● **Recorded data**
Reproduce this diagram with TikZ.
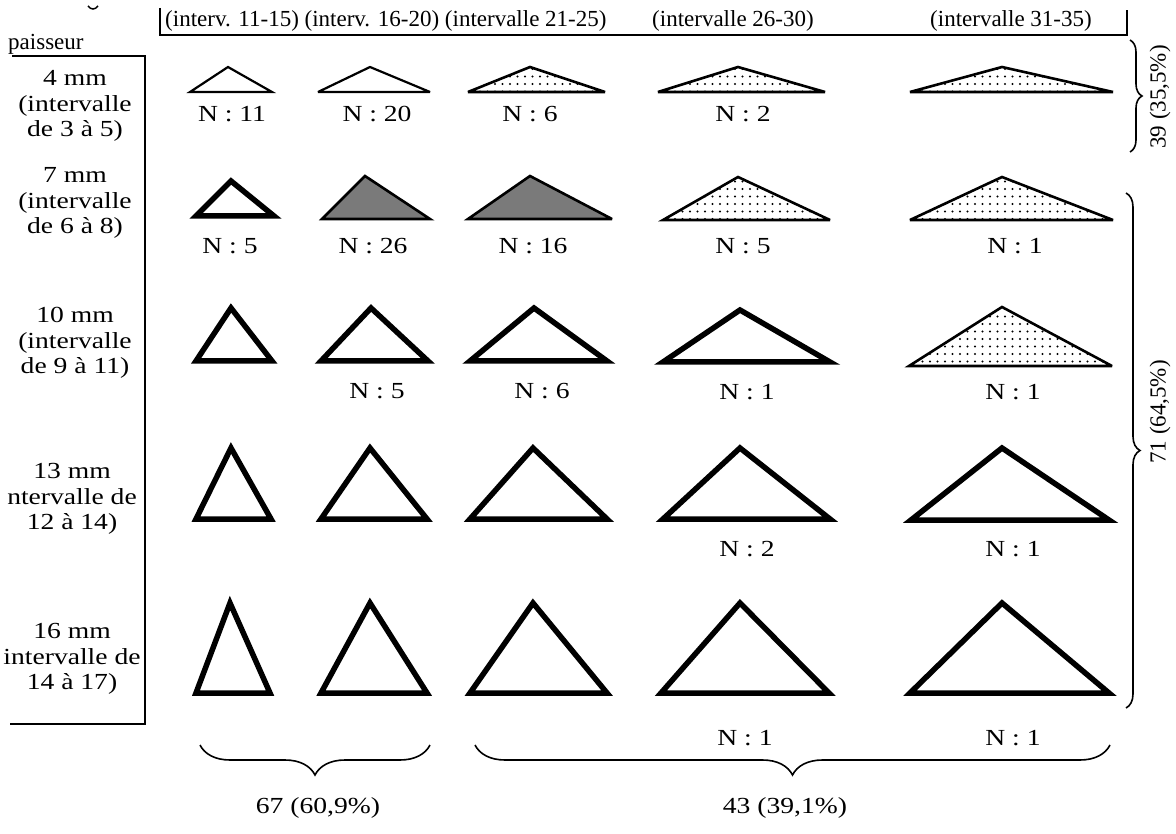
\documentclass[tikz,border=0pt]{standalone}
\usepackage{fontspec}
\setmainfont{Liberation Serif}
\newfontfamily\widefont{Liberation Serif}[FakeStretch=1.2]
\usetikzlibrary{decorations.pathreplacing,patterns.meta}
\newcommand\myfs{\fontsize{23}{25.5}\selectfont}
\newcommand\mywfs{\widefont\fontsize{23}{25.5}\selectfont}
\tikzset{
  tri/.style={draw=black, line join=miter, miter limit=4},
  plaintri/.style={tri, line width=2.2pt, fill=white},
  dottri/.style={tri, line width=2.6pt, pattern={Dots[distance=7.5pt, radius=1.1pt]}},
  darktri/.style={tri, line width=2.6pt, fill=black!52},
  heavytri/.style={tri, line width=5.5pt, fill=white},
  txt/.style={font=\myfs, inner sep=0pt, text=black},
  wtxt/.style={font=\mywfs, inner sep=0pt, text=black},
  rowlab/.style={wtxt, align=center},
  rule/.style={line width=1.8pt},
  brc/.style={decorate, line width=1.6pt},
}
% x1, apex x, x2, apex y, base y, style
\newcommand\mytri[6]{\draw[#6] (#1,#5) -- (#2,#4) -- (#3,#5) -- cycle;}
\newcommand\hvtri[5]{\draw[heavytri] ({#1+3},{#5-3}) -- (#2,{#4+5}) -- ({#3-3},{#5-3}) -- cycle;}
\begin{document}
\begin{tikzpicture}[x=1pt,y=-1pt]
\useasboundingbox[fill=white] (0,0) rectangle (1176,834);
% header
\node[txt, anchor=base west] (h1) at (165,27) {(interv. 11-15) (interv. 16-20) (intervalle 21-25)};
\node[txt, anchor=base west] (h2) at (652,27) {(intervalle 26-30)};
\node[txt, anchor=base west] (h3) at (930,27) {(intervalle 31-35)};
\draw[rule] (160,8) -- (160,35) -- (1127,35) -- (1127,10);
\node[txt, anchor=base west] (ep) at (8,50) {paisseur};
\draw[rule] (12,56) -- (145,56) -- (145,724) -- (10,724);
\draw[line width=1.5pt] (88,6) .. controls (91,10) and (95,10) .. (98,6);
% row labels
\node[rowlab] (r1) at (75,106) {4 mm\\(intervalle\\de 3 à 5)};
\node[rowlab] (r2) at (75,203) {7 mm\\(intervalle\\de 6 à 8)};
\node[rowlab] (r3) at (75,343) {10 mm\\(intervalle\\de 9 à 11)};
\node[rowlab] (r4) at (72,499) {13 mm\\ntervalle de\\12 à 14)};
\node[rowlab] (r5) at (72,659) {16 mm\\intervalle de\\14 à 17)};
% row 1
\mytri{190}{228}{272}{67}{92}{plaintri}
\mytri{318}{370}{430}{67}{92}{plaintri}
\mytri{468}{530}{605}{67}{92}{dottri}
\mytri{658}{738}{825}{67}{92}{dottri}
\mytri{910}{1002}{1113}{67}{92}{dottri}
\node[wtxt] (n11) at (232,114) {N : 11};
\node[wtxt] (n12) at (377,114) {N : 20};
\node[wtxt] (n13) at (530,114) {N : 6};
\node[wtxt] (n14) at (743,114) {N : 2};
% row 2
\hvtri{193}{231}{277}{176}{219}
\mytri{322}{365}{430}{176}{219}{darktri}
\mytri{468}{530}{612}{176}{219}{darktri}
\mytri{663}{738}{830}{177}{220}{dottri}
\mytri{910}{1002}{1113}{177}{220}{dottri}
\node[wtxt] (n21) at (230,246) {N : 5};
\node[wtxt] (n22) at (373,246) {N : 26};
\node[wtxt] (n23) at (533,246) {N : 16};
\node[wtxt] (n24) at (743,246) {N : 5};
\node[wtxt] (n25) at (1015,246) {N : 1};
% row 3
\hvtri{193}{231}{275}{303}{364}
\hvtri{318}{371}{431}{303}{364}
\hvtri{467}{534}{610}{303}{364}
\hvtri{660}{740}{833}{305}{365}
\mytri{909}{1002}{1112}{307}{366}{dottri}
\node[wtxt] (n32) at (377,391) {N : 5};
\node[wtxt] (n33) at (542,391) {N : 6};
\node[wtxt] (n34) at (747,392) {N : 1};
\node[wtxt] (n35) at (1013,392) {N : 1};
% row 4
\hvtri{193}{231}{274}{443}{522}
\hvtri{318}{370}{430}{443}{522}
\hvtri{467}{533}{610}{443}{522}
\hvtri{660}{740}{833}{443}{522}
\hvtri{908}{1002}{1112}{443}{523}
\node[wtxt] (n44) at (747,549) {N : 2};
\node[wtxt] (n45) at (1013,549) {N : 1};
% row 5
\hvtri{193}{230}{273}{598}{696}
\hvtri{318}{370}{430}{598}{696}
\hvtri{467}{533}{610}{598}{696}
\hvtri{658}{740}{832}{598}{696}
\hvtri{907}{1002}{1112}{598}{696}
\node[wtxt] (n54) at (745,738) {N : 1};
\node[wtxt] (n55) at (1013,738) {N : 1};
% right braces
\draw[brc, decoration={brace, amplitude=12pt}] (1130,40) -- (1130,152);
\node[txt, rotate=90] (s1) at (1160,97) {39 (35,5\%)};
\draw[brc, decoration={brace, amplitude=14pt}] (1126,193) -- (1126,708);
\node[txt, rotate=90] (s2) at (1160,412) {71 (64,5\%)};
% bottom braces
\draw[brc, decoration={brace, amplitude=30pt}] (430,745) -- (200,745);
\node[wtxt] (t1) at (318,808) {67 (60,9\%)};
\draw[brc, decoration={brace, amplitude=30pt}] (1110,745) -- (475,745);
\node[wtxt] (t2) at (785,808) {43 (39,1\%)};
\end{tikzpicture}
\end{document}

● **Task prompt**
Keep the pictures out of the copy and write out the data exactly as it stands.

● **The completed task**
Reproduce this diagram with TikZ.
\documentclass[tikz,border=0pt]{standalone}
\usepackage{fontspec}
\setmainfont{Liberation Serif}
\newfontfamily\widefont{Liberation Serif}[FakeStretch=1.2]
\usetikzlibrary{decorations.pathreplacing,patterns.meta}
\newcommand\myfs{\fontsize{23}{25.5}\selectfont}
\newcommand\mywfs{\widefont\fontsize{23}{25.5}\selectfont}
\tikzset{
  tri/.style={draw=black, line join=miter, miter limit=4},
  plaintri/.style={tri, line width=2.2pt, fill=white},
  dottri/.style={tri, line width=2.6pt, pattern={Dots[distance=7.5pt, radius=1.1pt]}},
  darktri/.style={tri, line width=2.6pt, fill=black!52},
  heavytri/.style={tri, line width=5.5pt, fill=white},
  txt/.style={font=\myfs, inner sep=0pt, text=black},
  wtxt/.style={font=\mywfs, inner sep=0pt, text=black},
  rowlab/.style={wtxt, align=center},
  rule/.style={line width=1.8pt},
  brc/.style={decorate, line width=1.6pt},
}
% x1, apex x, x2, apex y, base y, style
\newcommand\mytri[6]{\draw[#6] (#1,#5) -- (#2,#4) -- (#3,#5) -- cycle;}
\newcommand\hvtri[5]{\draw[heavytri] ({#1+3},{#5-3}) -- (#2,{#4+5}) -- ({#3-3},{#5-3}) -- cycle;}
\begin{document}
\begin{tikzpicture}[x=1pt,y=-1pt]
\useasboundingbox[fill=white] (0,0) rectangle (1176,834);
% header
\node[txt, anchor=base west] (h1) at (165,27) {(interv. 11-15) (interv. 16-20) (intervalle 21-25)};
\node[txt, anchor=base west] (h2) at (652,27) {(intervalle 26-30)};
\node[txt, anchor=base west] (h3) at (930,27) {(intervalle 31-35)};
\draw[rule] (160,8) -- (160,35) -- (1127,35) -- (1127,10);
\node[txt, anchor=base west] (ep) at (8,50) {paisseur};
\draw[rule] (12,56) -- (145,56) -- (145,724) -- (10,724);
\draw[line width=1.5pt] (88,6) .. controls (91,10) and (95,10) .. (98,6);
% row labels
\node[rowlab] (r1) at (75,106) {4 mm\\(intervalle\\de 3 à 5)};
\node[rowlab] (r2) at (75,203) {7 mm\\(intervalle\\de 6 à 8)};
\node[rowlab] (r3) at (75,343) {10 mm\\(intervalle\\de 9 à 11)};
\node[rowlab] (r4) at (72,499) {13 mm\\ntervalle de\\12 à 14)};
\node[rowlab] (r5) at (72,659) {16 mm\\intervalle de\\14 à 17)};
% row 1
\mytri{190}{228}{272}{67}{92}{plaintri}
\mytri{318}{370}{430}{67}{92}{plaintri}
\mytri{468}{530}{605}{67}{92}{dottri}
\mytri{658}{738}{825}{67}{92}{dottri}
\mytri{910}{1002}{1113}{67}{92}{dottri}
\node[wtxt] (n11) at (232,114) {N : 11};
\node[wtxt] (n12) at (377,114) {N : 20};
\node[wtxt] (n13) at (530,114) {N : 6};
\node[wtxt] (n14) at (743,114) {N : 2};
% row 2
\hvtri{193}{231}{277}{176}{219}
\mytri{322}{365}{430}{176}{219}{darktri}
\mytri{468}{530}{612}{176}{219}{darktri}
\mytri{663}{738}{830}{177}{220}{dottri}
\mytri{910}{1002}{1113}{177}{220}{dottri}
\node[wtxt] (n21) at (230,246) {N : 5};
\node[wtxt] (n22) at (373,246) {N : 26};
\node[wtxt] (n23) at (533,246) {N : 16};
\node[wtxt] (n24) at (743,246) {N : 5};
\node[wtxt] (n25) at (1015,246) {N : 1};
% row 3
\hvtri{193}{231}{275}{303}{364}
\hvtri{318}{371}{431}{303}{364}
\hvtri{467}{534}{610}{303}{364}
\hvtri{660}{740}{833}{305}{365}
\mytri{909}{1002}{1112}{307}{366}{dottri}
\node[wtxt] (n32) at (377,391) {N : 5};
\node[wtxt] (n33) at (542,391) {N : 6};
\node[wtxt] (n34) at (747,392) {N : 1};
\node[wtxt] (n35) at (1013,392) {N : 1};
% row 4
\hvtri{193}{231}{274}{443}{522}
\hvtri{318}{370}{430}{443}{522}
\hvtri{467}{533}{610}{443}{522}
\hvtri{660}{740}{833}{443}{522}
\hvtri{908}{1002}{1112}{443}{523}
\node[wtxt] (n44) at (747,549) {N : 2};
\node[wtxt] (n45) at (1013,549) {N : 1};
% row 5
\hvtri{193}{230}{273}{598}{696}
\hvtri{318}{370}{430}{598}{696}
\hvtri{467}{533}{610}{598}{696}
\hvtri{658}{740}{832}{598}{696}
\hvtri{907}{1002}{1112}{598}{696}
\node[wtxt] (n54) at (745,738) {N : 1};
\node[wtxt] (n55) at (1013,738) {N : 1};
% right braces
\draw[brc, decoration={brace, amplitude=12pt}] (1130,40) -- (1130,152);
\node[txt, rotate=90] (s1) at (1160,97) {39 (35,5\%)};
\draw[brc, decoration={brace, amplitude=14pt}] (1126,193) -- (1126,708);
\node[txt, rotate=90] (s2) at (1160,412) {71 (64,5\%)};
% bottom braces
\draw[brc, decoration={brace, amplitude=30pt}] (430,745) -- (200,745);
\node[wtxt] (t1) at (318,808) {67 (60,9\%)};
\draw[brc, decoration={brace, amplitude=30pt}] (1110,745) -- (475,745);
\node[wtxt] (t2) at (785,808) {43 (39,1\%)};
\end{tikzpicture}
\end{document}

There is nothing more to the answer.